Getting Started with Online Teaching: Respecting Digital Differences & Learning from Your Elders

This reflective blog post comes at an interesting time for online teaching. The spread of COVID-19 has not only meant that professors at Harvard have had to replace handshakes with ‘elbow bumps’, but also that many classes simply had to be moved online to avoid contact. This move might however not be as simple as many academics think it will be.

 Teaching online might require a broad set of skills and new pedagogical approaches. But more importantly, it will definitely require that teachers and students alike either have, or have the capability to acquire, a certain level of digital literacy — basically meaning that they are able to work, understand, and navigate on various digital platforms. There is truth in that younger students in general can find their way around social media (some, I have noticed, can even scroll through Instagram during my regular lectures AND pay full attention to what I am saying).

Still, just because one knows how to scroll through Instagram, post on Twitter, and make a video on TikTok (if that is what one does, I honestly could not tell you) does not per se means that they will be able to navigate an online teaching environment. The classroom being full of young people does not necessarily mean that the classes simply can be moved online with the expectation that everything will work out just fine. Studies have found that difference in gender, education, cultural and economic levels are associated with various degrees of digital literacy, meaning the level of digital literacy rather depends on who your young students are, not simply that they are young.
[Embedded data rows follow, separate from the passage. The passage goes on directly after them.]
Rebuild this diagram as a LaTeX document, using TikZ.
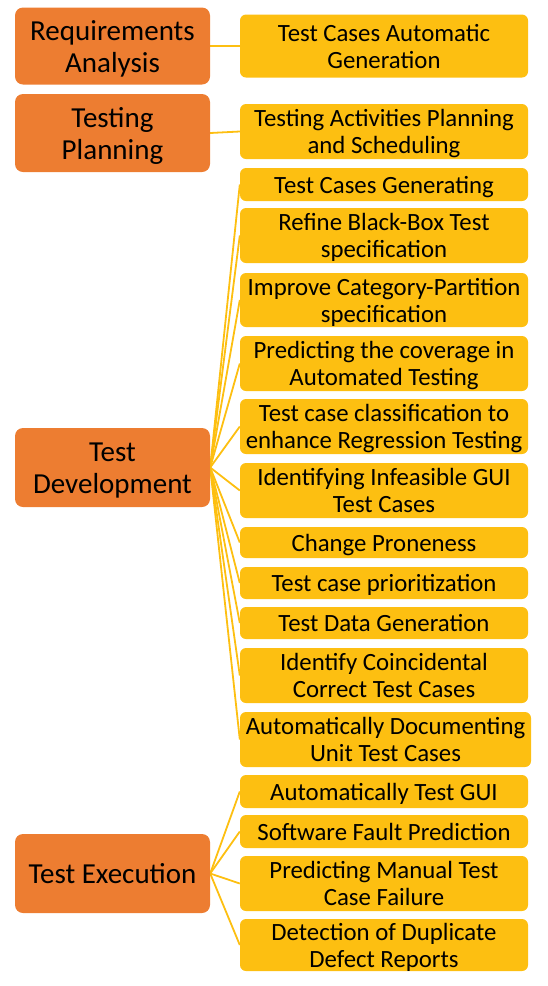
\documentclass[tikz,border=0pt]{standalone}
\usepackage{fontspec}
\setmainfont{Carlito}
\usetikzlibrary{backgrounds}
\definecolor{org}{RGB}{237,125,49}
\definecolor{ylw}{RGB}{253,191,17}
\newcommand\oa{\rule{0pt}{30pt}}
\newcommand\ob{\rule[-9.6pt]{0pt}{9.6pt}}
\newcommand\ya{\rule{0pt}{25.7pt}}
\newcommand\yb{\rule[-8.1pt]{0pt}{8.1pt}}
\begin{document}
\begin{tikzpicture}[x=1pt,y=-1pt,
  otext/.style={align=center, inner sep=0pt, font=\fontsize{29}{32}\selectfont},
  ytext/.style={align=center, inner sep=0pt, font=\fontsize{24.8}{27}\selectfont},
  obox/.style={fill=org, rounded corners=8pt, inner sep=0pt, minimum width=195pt,
    label={[otext]center:{\oa #1\ob}}},
  ybox/.style={fill=ylw, rounded corners=6pt, inner sep=0pt, minimum width=288pt,
    label={[ytext]center:{\ya #1\yb}}},
  link/.style={draw=ylw, line width=1.8pt}]
\useasboundingbox (0,0) rectangle (547,986);

% orange phase boxes
\node[obox={Requirements\\Analysis}, minimum height=77pt] (ra) at (112.5,46) {};
\node[obox={Testing\\Planning}, minimum height=78pt] (tp) at (112.5,133) {};
\node[obox={Test\\Development}, minimum height=79pt] (td) at (112.5,467.5) {};
\node[obox={Test Execution}, minimum height=79pt] (te) at (112.5,873.5) {};

% yellow task boxes
\node[ybox={Test Cases Automatic\\Generation}, minimum height=63pt] (y1) at (384,46) {};
\node[ybox={Testing Activities Planning\\and Scheduling}, minimum height=55pt] (y2) at (384,131.5) {};
\node[ybox={Test Cases Generating}, minimum height=33pt] (y3) at (384,184.5) {};
\node[ybox={Refine Black-Box Test\\specification}, minimum height=55pt] (y4) at (384,235.5) {};
\node[ybox={Improve Category-Partition\\specification}, minimum height=54pt] (y5) at (384,300) {};
\node[ybox={Predicting the coverage in\\Automated Testing}, minimum height=55pt] (y6) at (384,363.5) {};
\node[ybox={Test case classification to\\enhance Regression Testing}, minimum height=55pt] (y7) at (384,426.5) {};
\node[ybox={Identifying Infeasible GUI\\Test Cases}, minimum height=55pt] (y8) at (384,490.5) {};
\node[ybox={Change Proneness}, minimum height=31pt] (y9) at (384,542.5) {};
\node[ybox={Test case prioritization}, minimum height=32pt] (y10) at (384,583) {};
\node[ybox={Test Data Generation}, minimum height=32pt] (y11) at (384,623) {};
\node[ybox={Identify Coincidental\\Correct Test Cases}, minimum height=55pt] (y12) at (384,675.5) {};
\node[ybox={Automatically Documenting\\Unit Test Cases}, minimum height=55pt, minimum width=291pt] (y13) at (385.5,739.5) {};
\node[ybox={Automatically Test GUI}, minimum height=33pt] (y14) at (384,791.5) {};
\node[ybox={Software Fault Prediction}, minimum height=33pt] (y15) at (384,831.5) {};
\node[ybox={Predicting Manual Test\\Case Failure}, minimum height=55pt] (y16) at (384,883.5) {};
\node[ybox={Detection of Duplicate\\Defect Reports}, minimum height=52pt] (y17) at (384,945) {};

\begin{scope}[on background layer]
\draw[link] (ra.east) -- (y1.west);
\draw[link] (tp.east) -- (y2.west);
\foreach \i in {3,...,13} {\draw[link] (td.east) -- (y\i.west);}
\foreach \i in {14,...,17} {\draw[link] (te.east) -- (y\i.west);}
\end{scope}
\end{tikzpicture}
\end{document}
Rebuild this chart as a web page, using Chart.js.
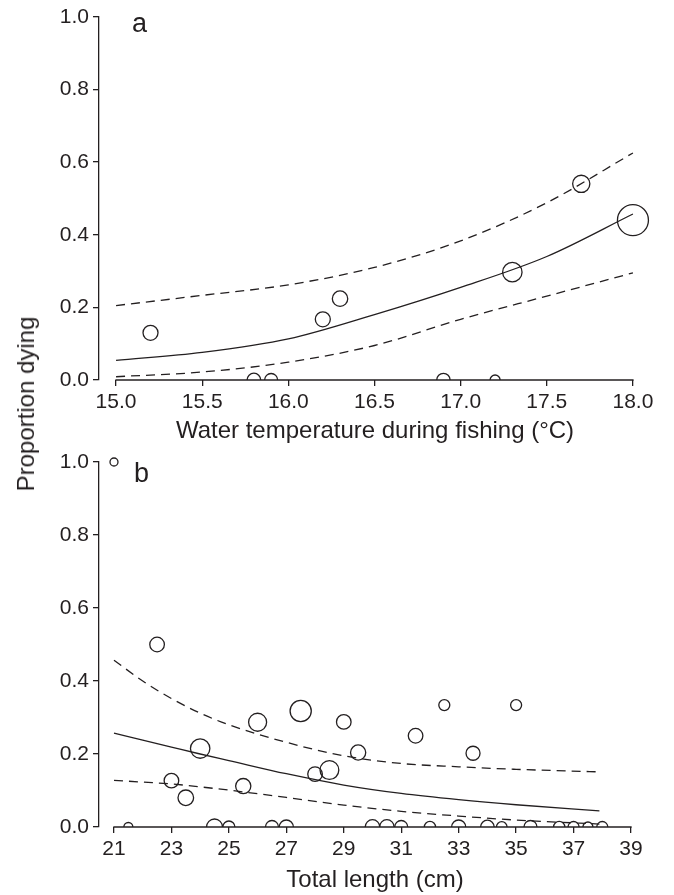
<!DOCTYPE html>
<html>
<head>
<meta charset="utf-8">
<script src="https://cdn.jsdelivr.net/npm/chart.js@4.4.1/dist/chart.umd.min.js"></script>
<style>
html,body{margin:0;padding:0;background:#fff;}
#wrap{position:relative;width:674px;height:895px;overflow:hidden;font-family:"Liberation Sans",Arial,Helvetica,sans-serif;color:#231f20;}
canvas{position:absolute;left:0;}
.t{position:absolute;white-space:nowrap;line-height:1;}
</style>
</head>
<body>
<div id="wrap">
  <canvas id="ca" width="674" height="450" style="top:0px;width:674px;height:450px"></canvas>
  <canvas id="cb" width="674" height="455" style="top:440px;width:674px;height:455px"></canvas>
  <div class="t" id="lblA" style="left:132px;top:10px;font-size:27px;">a</div>
  <div class="t" id="lblB" style="left:134px;top:460px;font-size:27px;">b</div>
  <div class="t" id="xtA" style="left:375px;top:430px;font-size:24px;transform:translate(-50%,-50%);">Water temperature during fishing (°C)</div>
  <div class="t" id="xtB" style="left:375px;top:879px;font-size:24px;transform:translate(-50%,-50%);">Total length (cm)</div>
  <div class="t" id="yt" style="left:26px;top:404px;font-size:24px;transform:translate(-50%,-50%) rotate(-90deg);">Proportion dying</div>
</div>
<script>
// ---------- DATA ----------
// Panel a: water temperature (°C) vs proportion dying
const tempA  = [15.2, 15.8, 15.9, 16.2, 16.3, 16.9, 17.2, 17.3, 17.7, 18.0];
const propA  = [0.13, 0, 0, 0.167, 0.224, 0, 0, 0.297, 0.54, 0.44];
const bubbleA = [7.5, 6.8, 6.5, 7.5, 7.7, 6.7, 5, 9.7, 8.6, 15.5];   // symbol size (sample weight)
const curveTempA = [15.0, 15.5, 16.0, 16.5, 17.0, 17.5, 18.0];
const fitA   = [0.054, 0.076, 0.113, 0.18, 0.255, 0.34, 0.457];
const upperA = [0.205, 0.233, 0.262, 0.31, 0.383, 0.488, 0.625];
const lowerA = [0.009, 0.022, 0.049, 0.095, 0.167, 0.231, 0.295];
const tickTempA = [15.0, 15.5, 16.0, 16.5, 17.0, 17.5, 18.0];

// Panel b: total length (cm) vs proportion dying
const lenB  = [21, 21.5, 22.5, 23, 23.5, 24, 24.5, 25, 25.5, 26, 26.5, 27, 27.5, 28, 28.5, 29, 29.5, 30, 30.5, 31, 31.5, 32, 32.5, 33, 33.5, 34, 34.5, 35, 35.5, 36.5, 37, 37.5, 38];
const propB = [1, 0, 0.5, 0.127, 0.08, 0.215, 0, 0, 0.112, 0.287, 0, 0, 0.318, 0.145, 0.156, 0.288, 0.204, 0, 0, 0, 0.25, 0, 0.334, 0, 0.202, 0, 0, 0.334, 0, 0, 0, 0, 0];
const bubbleB = [4, 4.5, 7.3, 7.3, 7.8, 9.7, 8, 6, 7.6, 9, 6.5, 7, 10.6, 7.3, 9.4, 7.3, 7.6, 7.3, 7.3, 6.5, 7.3, 5.6, 5.5, 7, 7, 6.8, 5.3, 5.5, 6.5, 5.6, 5.5, 5, 5.5];
const curveLenB = [21, 22, 23, 24, 25, 27, 29, 31, 33, 35, 37.9];
const fitB   = [0.257, 0.238, 0.219, 0.2, 0.182, 0.146, 0.115, 0.092, 0.075, 0.061, 0.044];
const upperB = [0.457, 0.40, 0.352, 0.312, 0.28, 0.232, 0.195, 0.174, 0.165, 0.158, 0.151];
const lowerB = [0.128, 0.123, 0.118, 0.11, 0.101, 0.081, 0.06, 0.043, 0.030, 0.019, 0.008];
const tickLenB = [21, 23, 25, 27, 29, 31, 33, 35, 37, 39];

const tickProp = [0.0, 0.2, 0.4, 0.6, 0.8, 1.0];

// ---------- STYLE ----------
const INK = '#231f20';
const FONT = '"Liberation Sans", Arial, Helvetica, sans-serif';
const DASH = [9, 6];
const TICK_FONT = 21;

const xAxisLine = {
  id: 'xAxisLine',
  afterDatasetsDraw(chart) {
    const xs = chart.scales.x, ys = chart.scales.y, ctx = chart.ctx;
    const t = xs.ticks;
    const y = ys.getPixelForValue(0);
    ctx.save();
    ctx.strokeStyle = INK;
    ctx.lineWidth = 1.3;
    ctx.beginPath();
    ctx.moveTo(xs.getPixelForValue(t[0].value) - 0.65, y);
    ctx.lineTo(xs.getPixelForValue(t[t.length - 1].value) + 0.65, y);
    ctx.stroke();
    ctx.restore();
  }
};

function lineDs(xs, ys, dash) {
  return {
    type: 'line',
    data: xs.map((x, i) => ({x: x, y: ys[i]})),
    borderColor: INK,
    borderWidth: 1.3,
    borderDash: dash,
    pointRadius: 0,
    fill: false,
    cubicInterpolationMode: 'monotone'
  };
}

function makeChart(id, cfg) {
  const span = cfg.ticksX[cfg.ticksX.length - 1] - cfg.ticksX[0];
  const pad = span * cfg.gapFrac;
  return new Chart(document.getElementById(id), {
    type: 'bubble',
    data: {
      datasets: [
        lineDs(cfg.cx, cfg.upper, DASH),
        lineDs(cfg.cx, cfg.lower, DASH),
        lineDs(cfg.cx, cfg.fit, []),
        {
          type: 'bubble',
          data: cfg.px.map((x, i) => ({x: x, y: cfg.py[i], r: cfg.pr[i]})),
          borderColor: INK,
          borderWidth: 1.3,
          backgroundColor: 'rgba(0,0,0,0)',
          clip: {left: false, top: false, right: false, bottom: 0}
        }
      ]
    },
    options: {
      responsive: false,
      devicePixelRatio: 1,
      animation: false,
      events: [],
      layout: {padding: {top: cfg.padTop, right: cfg.padRight, bottom: 0, left: 0}},
      plugins: {legend: {display: false}, tooltip: {enabled: false}},
      scales: {
        x: {
          type: 'linear',
          min: cfg.ticksX[0] - pad,
          max: cfg.ticksX[cfg.ticksX.length - 1] + pad,
          afterBuildTicks: s => { s.ticks = cfg.ticksX.map(v => ({value: v})); },
          afterFit: s => { s.height = cfg.xHeight; },
          ticks: {
            autoSkip: false, maxRotation: 0,
            callback: cfg.fmtX,
            font: {family: FONT, size: TICK_FONT},
            color: INK,
            padding: 4
          },
          grid: {display: true, drawOnChartArea: false, drawTicks: true, tickLength: 6, color: INK, lineWidth: 1.3},
          border: {display: false}
        },
        y: {
          type: 'linear',
          min: 0, max: 1,
          afterBuildTicks: s => { s.ticks = tickProp.map(v => ({value: v})); },
          afterFit: s => { s.width = 99; },
          ticks: {
            callback: v => Number(v).toFixed(1),
            font: {family: FONT, size: TICK_FONT},
            color: INK,
            padding: 4
          },
          grid: {display: true, drawOnChartArea: false, drawTicks: true, tickLength: 6, color: INK, lineWidth: 1.3},
          border: {display: true, color: INK, width: 1.3}
        }
      }
    },
    plugins: [xAxisLine]
  });
}

makeChart('ca', {
  cx: curveTempA, fit: fitA, upper: upperA, lower: lowerA,
  px: tempA, py: propA, pr: bubbleA,
  ticksX: tickTempA, gapFrac: 0.033,
  fmtX: v => Number(v).toFixed(1),
  padTop: 15, padRight: 24, xHeight: 70
});

makeChart('cb', {
  cx: curveLenB, fit: fitB, upper: upperB, lower: lowerB,
  px: lenB, py: propB, pr: bubbleB,
  ticksX: tickLenB, gapFrac: 0.029,
  fmtX: v => String(Math.round(v)),
  padTop: 22, padRight: 28, xHeight: 68
});
</script>
</body>
</html>
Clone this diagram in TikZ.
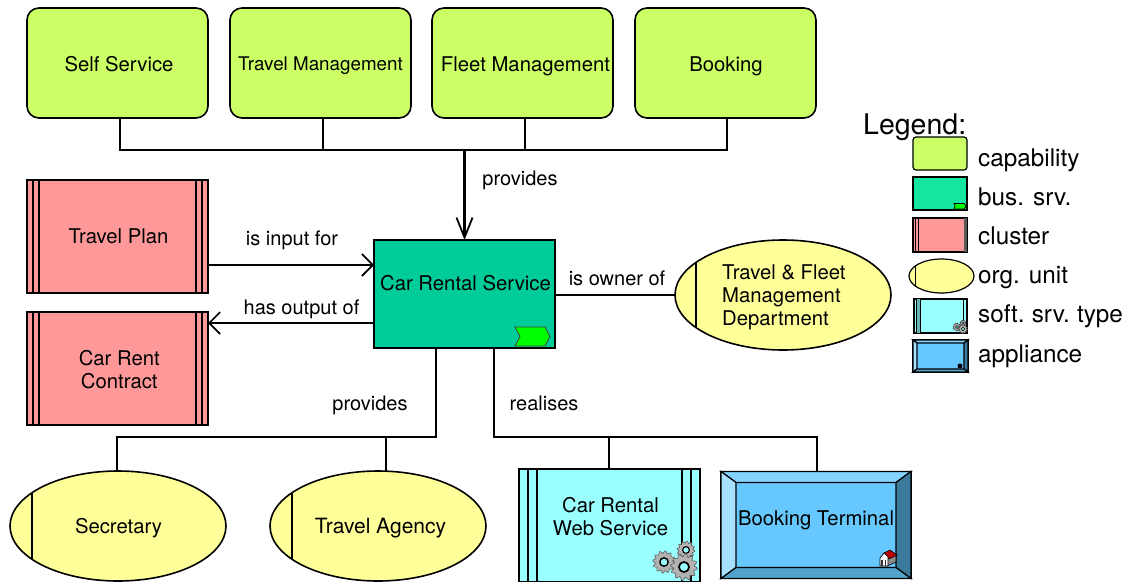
\documentclass[tikz,border=0pt]{standalone}
\usepackage{fontspec}
\setmainfont{TeX Gyre Heros}
\usetikzlibrary{arrows.meta,calc,shapes.geometric}
\definecolor{capcol}{HTML}{CCFF66}
\definecolor{buscol}{HTML}{00CC99}
\definecolor{buslegend}{HTML}{14E6A0}
\definecolor{chevcol}{HTML}{00FF00}
\definecolor{clucol}{HTML}{FF9999}
\definecolor{orgcol}{HTML}{FFFF99}
\definecolor{softcol}{HTML}{99FFFF}
\definecolor{softdark}{HTML}{66B3B3}
\definecolor{appcol}{HTML}{66C8FF}
\definecolor{bevtop}{HTML}{85D4FF}
\definecolor{bevleft}{HTML}{A6E0FF}
\definecolor{bevright}{HTML}{3C7A9C}
\definecolor{bevbottom}{HTML}{52A3CC}
\tikzset{
  main/.style={font=\fontsize{20.3}{23}\selectfont,align=center,inner sep=0pt,outer sep=0pt,draw=black,line width=1.6pt},
  capbox/.style={main,fill=capcol,rounded corners=12pt,minimum width=181,minimum height=110},
  clubox/.style={main,fill=clucol,minimum width=181,minimum height=113},
  orgunit/.style={main,fill=orgcol,ellipse,minimum width=216,minimum height=110},
  link/.style={draw=black,line width=1.6pt},
  arr/.style={link,-{Straight Barb[length=11,width=22,line width=1.6pt]}},
  lab/.style={font=\fontsize{20}{23}\selectfont,anchor=base,inner sep=0pt},
  orgtext/.style={font=\fontsize{20.3}{23}\selectfont,inner sep=0pt},
  legtext/.style={font=\fontsize{24.3}{28}\selectfont,anchor=base west,inner sep=0pt},
  thin line/.style={draw=black,line width=1.2pt},
  legbox/.style={inner sep=0pt,outer sep=0pt,draw=black,line width=1.2pt},
}
\newcommand{\stripes}[3]{% node, offset a, offset b
  \foreach \o in {#2,#3}{
    \draw[thin line] ($(#1.north west)+(\o,0)$) -- ($(#1.south west)+(\o,0)$);
    \draw[thin line] ($(#1.north east)+(-\o,0)$) -- ($(#1.south east)+(-\o,0)$);
  }}
\newcommand{\bevels}[3]{% node, side margin, vertical margin
  \coordinate (nw) at (#1.north west);\coordinate (ne) at (#1.north east);
  \coordinate (sw) at (#1.south west);\coordinate (se) at (#1.south east);
  \coordinate (inw) at ($(nw)+(#2,#3)$);\coordinate (ine) at ($(ne)+(-#2,#3)$);
  \coordinate (isw) at ($(sw)+(#2,-#3)$);\coordinate (ise) at ($(se)+(-#2,-#3)$);
  \draw[thin line,fill=bevtop] (nw)--(ne)--(ine)--(inw)--cycle;
  \draw[thin line,fill=bevleft] (nw)--(sw)--(isw)--(inw)--cycle;
  \draw[thin line,fill=bevright] (ne)--(se)--(ise)--(ine)--cycle;
  \draw[thin line,fill=bevbottom] (sw)--(se)--(ise)--(isw)--cycle;}
\newcommand{\gear}[3]{% x,y,r
  \draw[draw=black!70,line width=0.5pt,fill=black!30] plot[domain=0:360,samples=97,smooth] ({#1+#3*(1+0.13*sin(12*\x))*cos(\x)},{#2+#3*(1+0.13*sin(12*\x))*sin(\x)}) -- cycle;
  \draw[draw=black,line width=#3*0.14pt,fill=softcol] (#1,#2) circle ({#3*0.42});}
\begin{document}
\begin{tikzpicture}[x=1pt,y=-1pt]
\useasboundingbox (0,0) rectangle (1127,581);
% capabilities
\node[capbox] (ss) at (117.5,63) {};
\node[capbox] (tm) at (320.5,63) {};
\node[capbox] (fm) at (522.5,63) {};
\node[capbox] (bk) at (725.5,63) {};
\node[lab,font=\fontsize{20.3}{23}\selectfont] (sst) at (119,71) {Self Service};
\node[lab,font=\fontsize{18.8}{23}\selectfont] (tmt) at (320.5,70) {Travel Management};
\node[lab,font=\fontsize{20.3}{23}\selectfont] (fmt) at (525.5,71) {Fleet Management};
\node[lab,font=\fontsize{20.3}{23}\selectfont] (bkt) at (726,71) {Booking};
% clusters
\node[clubox] (tp) at (117.5,236.5) {\raisebox{-4pt}{\hspace{2pt}Travel Plan}};
\node[clubox] (cc) at (117.5,368.5) {};
\node[orgtext,align=center] (cct) at (119.3,369.5) {Car Rent\\Contract};
\stripes{tp}{6}{12}
\stripes{cc}{6}{12}
% central service
\node[main,fill=buscol,minimum width=181,minimum height=108] (crs) at (464.5,294) {\raisebox{23pt}{\hspace{2pt}Car Rental Service}};
\draw[draw=black!75,line width=0.8pt,fill=chevcol] (515,327) -- (545,327) -- (550,336.5) -- (545,346) -- (515,346) -- (520,336.5) -- cycle;
% org units
\node[orgunit] (tf) at (783,295) {};
\draw[thin line,line width=1.6pt] (696,262) -- (696,328);
\node[orgtext,align=left,anchor=west] (tft) at (722,297) {Travel \& Fleet\\Management\\Department};
\node[orgunit] (sec) at (118,526) {};
\draw[thin line,line width=1.6pt] (32,493) -- (32,559);
\node[orgtext] (sect) at (118.5,528) {Secretary};
\node[orgunit] (ta) at (378,526) {};
\draw[thin line,line width=1.6pt] (292,493) -- (292,559);
\node[orgtext,font=\fontsize{21}{23}\selectfont] (tat) at (380.5,528) {Travel Agency};
% web service
\node[main,fill=softcol,minimum width=181,minimum height=113] (ws) at (609.5,525.5) {};
\node[orgtext,align=center] (wst) at (610.5,516.5) {Car Rental\\Web Service};
\stripes{ws}{9}{18}
\gear{664}{562}{10}
\gear{686}{550}{8}
\gear{684}{567}{12}
% booking terminal
\node[main,fill=appcol,minimum width=190,minimum height=107] (bt) at (816,525) {\raisebox{14pt}{Booking Terminal}};
\bevels{bt}{15}{11}
% house icon
\draw[draw=black,line width=0.6pt,fill=black!45] (887,558) -- (896,555) -- (896,562) -- (887,566) -- cycle;
\draw[draw=black,line width=0.6pt,fill=red!75!black] (884,553) -- (890,550) -- (897,555) -- (889,559) -- cycle;
\draw[draw=black,line width=0.7pt,fill=white] (880,558) -- (884,553) -- (889,558) -- (888,558) -- (888,566) -- (880,566) -- cycle;
\draw[draw=black!80,line width=1.2pt] (882,560) -- (882,566);
\draw[draw=black!80,line width=1.2pt] (885.5,560) -- (885.5,566);
% connectors: capabilities to service
\coordinate (busm) at (464.5,150);
\coordinate (bus1) at (120,150);
\coordinate (bus2) at (323,150);
\coordinate (bus3) at (525,150);
\coordinate (bus4) at (727,150);
\draw[link] (bus1 |- ss.south) -- (bus1) -- (bus4) -- (bus4 |- bk.south);
\draw[link] (bus2 |- tm.south) -- (bus2);
\draw[link] (bus3 |- fm.south) -- (bus3);
\draw[link,line width=2.6pt,-{Straight Barb[length=20,width=16,line width=1.8pt]}] (busm) -- (busm |- crs.north);
\node[lab] (l1) at (520,185) {provides};
% input/output
\coordinate (yin) at (0,265);
\coordinate (yout) at (0,323);
\coordinate (yown) at (0,295);
\draw[arr] (tp.east |- yin) -- (crs.west |- yin);
\draw[arr] (crs.west |- yout) -- (cc.east |- yout);
\draw[link] (crs.east |- yown) -- (tf.west);
\node[lab] (l2) at (292,245) {is input for};
\node[lab] (l3) at (301.5,314) {has output of};
\node[lab] (l4) at (617,285) {is owner of};
% lower left tree
\coordinate (pa) at (436,437);
\coordinate (pb) at (386,437);
\coordinate (pc) at (117,437);
\draw[link] (pa |- crs.south) -- (pa) -- (pc) -- (pc |- sec.north);
\draw[link] (pb) -- (pb |- ta.north);
\node[lab] (l5) at (370,410) {provides};
% lower right tree
\coordinate (ra) at (494,437);
\coordinate (rb) at (609,437);
\coordinate (rc) at (817,437);
\draw[link] (ra |- crs.south) -- (ra) -- (rc) -- (rc |- bt.north);
\draw[link] (rb) -- (rb |- ws.north);
\node[lab] (l6) at (544,410) {realises};
% legend
\node[font=\fontsize{28.5}{32}\selectfont,anchor=base west,inner sep=0pt] (lg) at (863,134) {Legend:};
\node[legbox,fill=capcol,rounded corners=3pt,minimum width=54,minimum height=33] (lk1) at (940,153.5) {};
\node[legbox,fill=buslegend,minimum width=54,minimum height=33] (lk2) at (940,193.5) {};
\draw[draw=black,line width=0.7pt,fill=chevcol] (954,203.5) -- (964,203.5) -- (966,206) -- (964,209) -- (954,209) -- (955,206) -- cycle;
\node[legbox,fill=clucol,minimum width=54,minimum height=34] (lk3) at (940,235) {};
\draw[thin line,line width=0.8pt] (915.5,218) -- (915.5,252);
\draw[thin line,line width=0.8pt] (918,218) -- (918,252);
\fill[black!65] (964,218) rectangle (967,252);
\node[legbox,fill=orgcol,ellipse,minimum width=65,minimum height=34] (lk4) at (941.5,276) {};
\draw[thin line] (915.5,265) -- (915.5,287);
\node[legbox,fill=softcol,minimum width=53,minimum height=34] (lk5) at (940.5,316) {};
\fill[softdark] (916,299) rectangle (920,333);
\draw[thin line,line width=0.7pt] (916,299) -- (916,333);
\draw[thin line,line width=0.7pt] (920,299) -- (920,333);
\draw[thin line,line width=0.7pt] (963,299) -- (963,333);
\gear{957}{327}{3.5}
\gear{963}{323}{2.5}
\gear{963}{329}{4}
\node[legbox,fill=appcol,minimum width=55,minimum height=32] (lk6) at (940.5,356) {};
\bevels{lk6}{4}{3}
\fill[black] (960,366) circle (2.5);
\node[legtext] (t1) at (978,166) {capability};
\node[legtext] (t2) at (978,205) {bus. srv.};
\node[legtext] (t3) at (978,244) {cluster};
\node[legtext] (t4) at (978,283) {org. unit};
\node[legtext] (t5) at (978,322) {\spaceskip=4.8pt soft. srv. type};
\node[legtext] (t6) at (978,362) {appliance};
\end{tikzpicture}
\end{document}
Now what does this mean for prospective teachers, including myself, that are stepping into the world of online teaching and learning? I have worked with videos, quizzes, and pre-recorded lectures and many other tools to harness the positive aspects of online and blended learning. I am, however, not an expert on online teaching and digital literacy. Recognizing this is probably the best first step. The second step is to do what all good researchers does when they set out studying a new topic: see what others already have done to address digital literacy, and build on their work.

I am particularly inspired about the work from anthropologist Michael Wesch. In his YouTube video “Teaching without walls: 10 tips for Online Teaching” Wesch shows how one can structure a digital learning environment to avoid unnecessary confusion by using a minimalistic structure of the course room. The video is great, check it out below.

Michel Wesch: Teaching Without Walls: 10 Tips for Online Teaching

Another example of a great and easy to follow structure comes from Jesse Stommel, founder of Digital Pedagogy Lab. Searching through his very interesting (and often entertaining) Twitter-feed, I found a link to his Digital Studies 101 class, which had few links and easy to follow week-by-week instructions the structure is similar to the one Wesch proposes. What I found particularly great about Stommel’s course is his clear, almost laid back, use of language in the course room. This has probably several pedagogical points that I am unaware of, but I think that by introducing the course room and schedule by writing “Here’s what we’ll spend our time doing this term (and space for us to fill with other stuff we decide on together)” removes unnecessary academic jargon that could have been an obstacle for many students.

To summarize, my one tip is this: do what you usually do when you do not know what to do. The great thing about online learning is that the things you are searching for most often is, well, online, and easy to access. By recognizing that moving from the offline to the online brings new challenges, you can also recognize that it brings new opportunities for how to structure a course. I hope that this short blog post has inspired you to see that digital literacy is not to be taken for granted, and that by following the examples of experienced digital educators such as Wesch and Stommel you might just be able to help students follow your online class more easily—how to make them do it without scrolling through Instagram at the same time will have to be a topic for another blogpost. 

Note: This blog post was written for the ONL-Community about online participation and digital literacy.